Les effets d’une communication défaillante sont bien là, embarrassant aussi bien le gouvernement que le Parti authenticité et modernité (PAM), dont il est le secrétaire général. «Ce dernier serait aujourd’hui isolé politiquement de l’appareil organisationnel du parti et de sa direction», fait remarquer le quotidien » dans son édition du mardi 10 janvier.

«L’isolement politique n’est pas seulement appliqué par la direction du parti et son appareil organisationnel, mais également par ceux qui étaient considérés comme des proches du secrétaire général du parti», font savoir les sources du quotidien. Ces derniers, ajoutent les mêmes sources, «ne lui répondent plus au téléphone et n’acceptent plus ses communications téléphoniques».

Avec son franc-parler et son goût pour le débat frontal, Abdellatif Ouahbi fait partie de ces personnalités politiques volubiles et parfois bavardes. Il sait pourtant que ceux qui durent en politique ont le verbe mesuré et sont économes de leurs mots.

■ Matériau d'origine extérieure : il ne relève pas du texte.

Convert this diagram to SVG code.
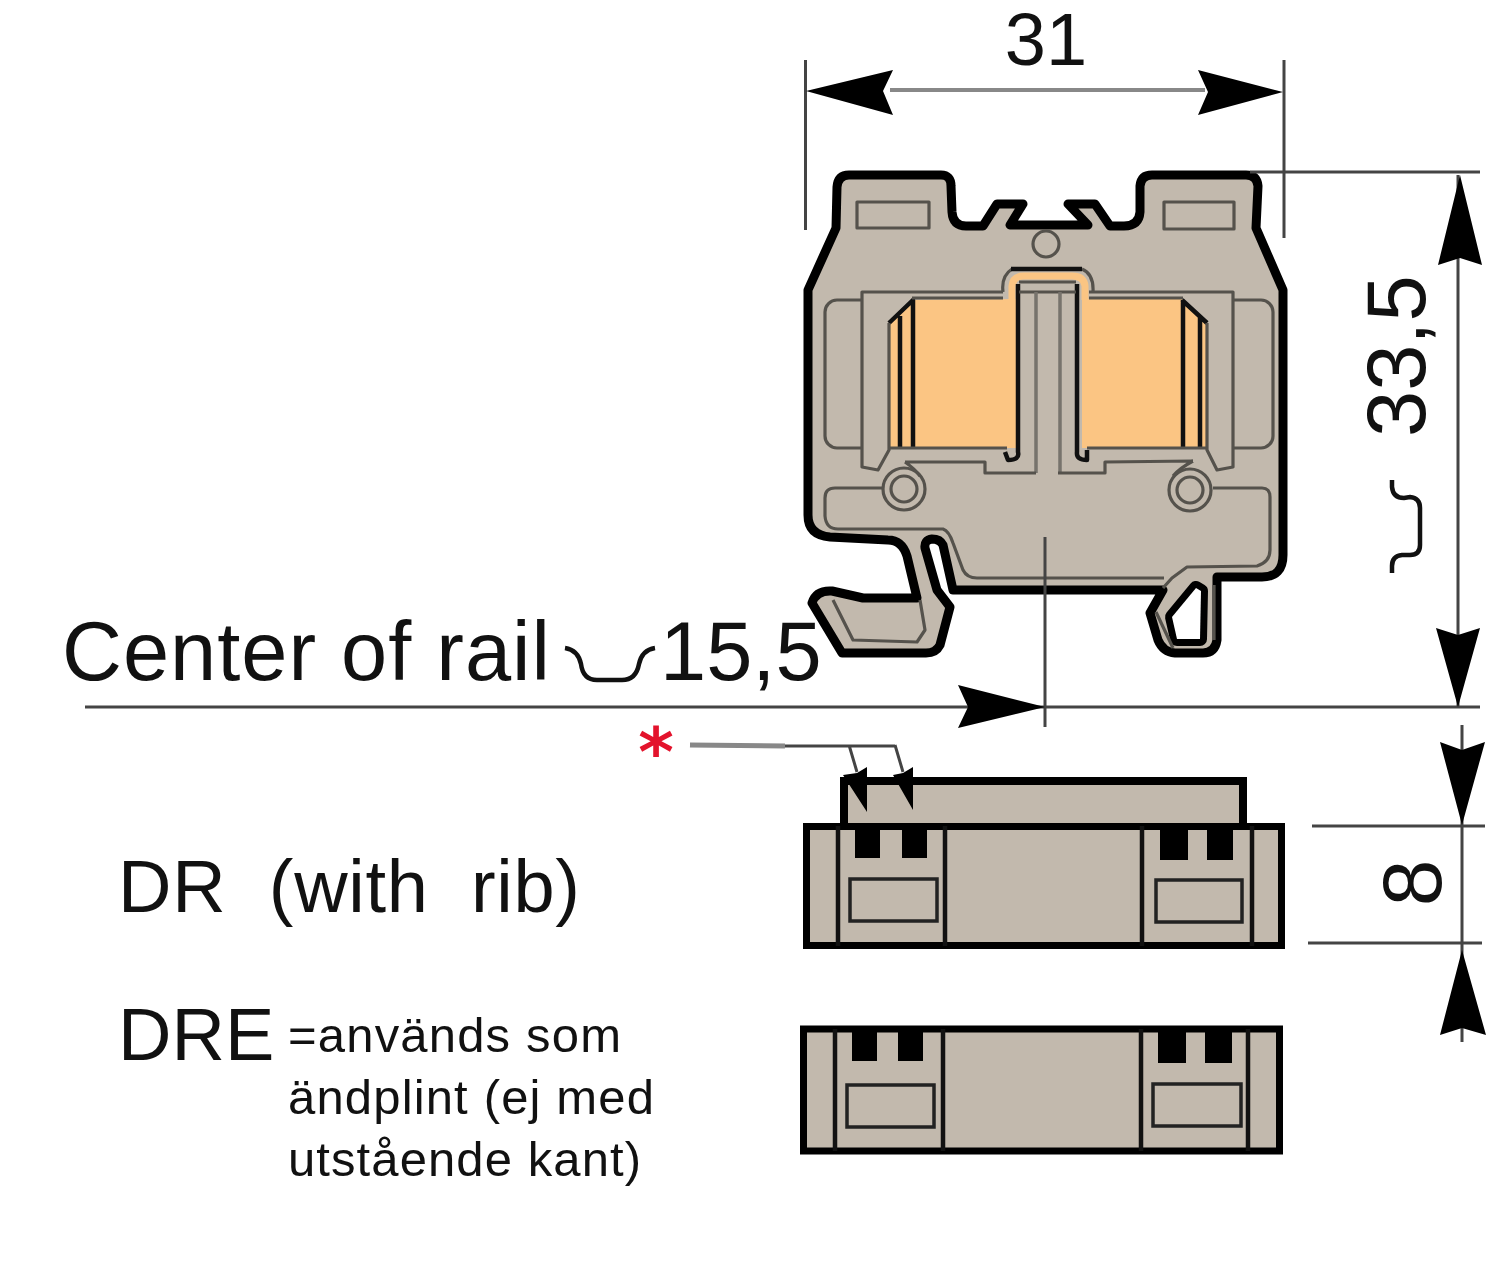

Tout le monde le reconnaît et personne ne peut nier la volonté d’Abdellatif Ouahbi de moderniser le fonctionnement de la Justice, de consolider les droits des femmes, de protéger les libertés individuelles contre l’hypocrisie des textes et de la société, de limiter l’incarcération abusive et la remplacer par des peines alternatives, d’améliorer les conditions de la garde à vue, de protéger la vie privée et le droit à l’image, de contenir les dérives néfastes des réseaux sociaux… C’est très louable et ça correspond aux convictions d’un ministre qui n’a pas sa langue dans sa poche –pour le meilleur comme pour le pire.

Tout cela est positif, mais compte tenu de sa communication, il aura toujours des contradicteurs, même pour ses réformes les plus utiles. Il ne pourra appliquer son programme que dans le cadre de la concertation. La démarche du bras de fer avec un perdant total et un gagnant total n’est plus acceptée en politique.